Издательство Додо Пресс: издаем что хотим

Голос Омара

Шаши Мартынова Постоянный букжокей сб, 23 января

Не объяснить мне ветер

"Настоящий крайний западный путь. Автобиография поэта", Ричард Хьюго

Опять я за свое — то есть за книгу, которой нет (и с громадной вероятностью никогда не случится) по-русски. Ричард Хьюго — уже не чужой нам с вами человек: полтора года назад мы в "Додо" сделали "Пусковой город" сборник очерков/лекций Хьюго по стихосложению, я перевела сколько-то его стихотворений и вообще на некоторое время на Ричарде Хьюго залипла. Эфиров про него на "Омаре" было аж две штуки (1 и 2). Я по-прежнему хожу время от времени читать его стихи. И вот почитала я его автобиографию.

На самом деле это не прям мемуары, а сборник его автобиографических очерков и интервью разных лет, то есть не было такого, что Хьюго сел как-то раз на старости лет (в смысле, в 50 с небольшим, поскольку помер он, скажем так, рано) да и записал что вспомнил о своей жизни. Тут и настоящее, и прошедшее время, и я заметила, что это несколько иная история, чем однажды сравнительно быстро написанные воспоминания сразу обо всем.

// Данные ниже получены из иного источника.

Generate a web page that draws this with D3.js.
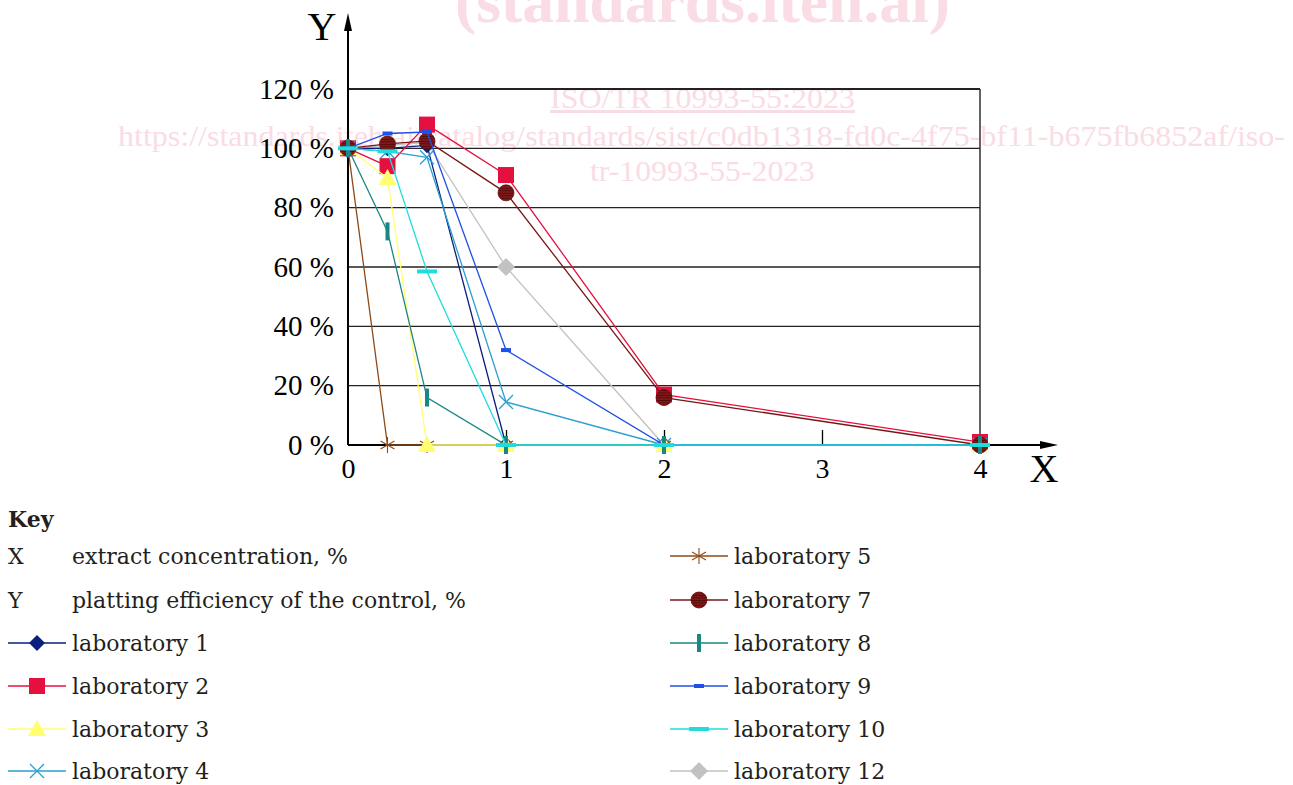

Так вот, читая "Настоящий...", я постоянно ловила себя на мысли, что, похоже, понимаю, почему мне дорог Ричард Хьюго — и как поэт, и как мгновенная траектория падающей неяркой звезды. И сейчас, возясь с переводом одной из книг Жижека, вновь к этой мысли вернулась. Хьюго писал так, словно спокойно сознавал, сколь не памятна для человечества, истории, культуры, цивилизации и прочего, что дольше одной человеческой жизни, эта самая человеческая жизнь. Хьюго сочинял такие стихи и очерки, в которых поверх невероятной сокровенности высказывания, свободного и от любого надрыва, и от какой-либо рисовки, и от наивной простоты, — отчетливо и чисто слышно это... даже не смирение перед бездной не-существования, нет. Смирение, как я себе это вижу, требует от нас, непросветленных, самолюбующихся, "уникальных" человеков, внутреннего труда, преодоления, постоянного мементо-море. А тут такая природная осознанная в себе эфемерность, ее не сыграешь, не изобразишь. Хьюго прожил довольно унылое полусиротское детство, как-то учился, работал инженером на заводе, водил самолеты во II Мировую, женился-разводился, преподавал, писал, публиковался, катался на машине, гулял по горам, дружил — словом, был в жизни, как просто человек. У любимых мною Доджа и Снайдера, тоже поэтов-регионалистов, суровых мужиков с крайнего Запада Штатов, есть эдакая харизма фасона "Фишерменз Френд": борода, лукавые искры из-под кустистых бровей, разнорабочее прошлое, приключения, сомнительные и несомненные, прислоненность или прямое участие в больших культурных поворотах, и, глядя на них, труднее представить, что их забудут (особенно Снайдера). Глядя на Хьюго, это представить легко. Тем дороже мне его вот это парение, как кленового листка на ветру: листок отрывается от ветки и недолго красиво падает на землю, совершенно не сознавая, что это в первый и последний раз. Хьюго это явно понимал о себе, но ни разу не перестал смотреть на жизнь в оба глаза, писать стихи об индейских лесах и объяснять (себе самому) ветер. А я — из любви-назло — буду выполнять работу памяти о Ричарде Хьюго.